The Saribeyler Seferberlik Çöreği is a Bread was firstly made by Sarıbeyler town of Savaştepe district of Balıkesir for the soldiers who went to the front during the 1st World War and the War of Independence, has been produced with the same method for nearly 100 years.
This product traditionally prepared with native and ancestor of Altındane and Mirsa wheat flour, yoghurt made of domestic gray cattle, milk, north Aegean olive oil, sugar and tarhana yeast.
The leaven for our dough is also inherited from our great grandmothers. The dough made with ancient yeasts is kneaded in large bowls. The yeast for the bread is prepared from a mixture of yogurt, tarhana, sugar and olive oil the day before and yeast waiting for a day is mixed with flour and water. After forming the dough, divided into small pieces and sesame each one abundantly.
The Seferberlik Bread is made into a round shape, covered with washed sesame seeds and then thrown into the oven in the garden of the houses, are cooked in about 10 minutes and made ready. dried in a cool place and stored for 2-3 months without spoiling with challah colour with savoury taste and like sour bread consistency.
The breads made at the military farewells and weddings are being sent from the man’s house to the girl’s house (in a variable amount depending on the family’s budget, at most 100 units) in special baskets before the wedding, and that the girl’s house put the halva from the boy’s house in these breads and distributed them to her relatives as wedding invitations and consume it both as bread and as a muffin or bun, called “Seferberlik Çöreği “.

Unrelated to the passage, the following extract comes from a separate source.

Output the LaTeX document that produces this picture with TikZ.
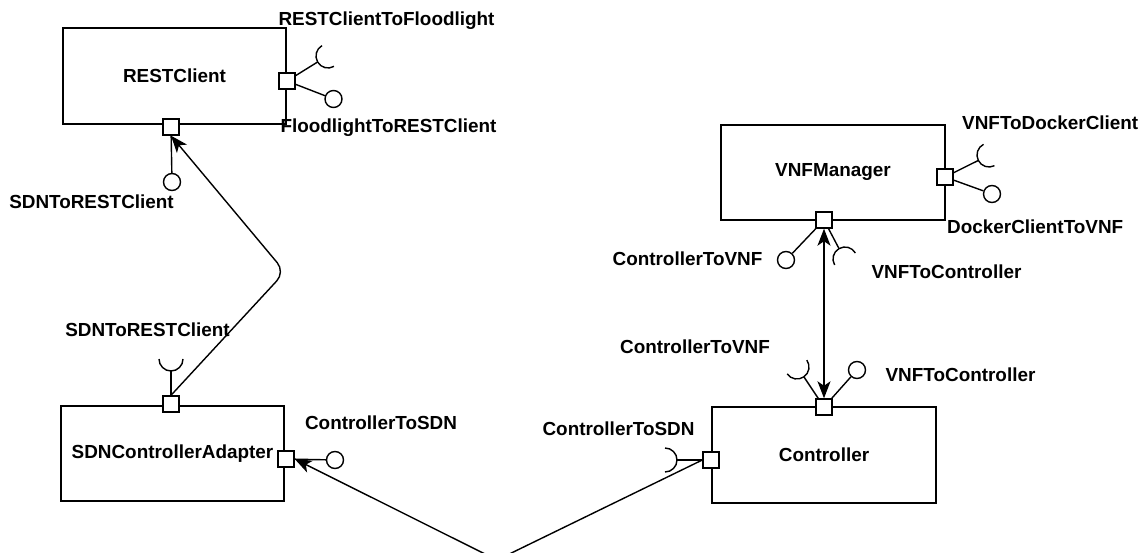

Therefore, there is no mass – produced version. Since the limited number of elderly women know the recipe (Traditional process of production) of Seferberlik Çöreği, it is a risk of disappearing. For this reason, the Savaştepe Slow Food community, are trying to attract attention of people so that traditional process of production of “Seferberlik Çöreği” be transferred on to the next generation from our grandmothers and we can lead to preserve such local food heritage.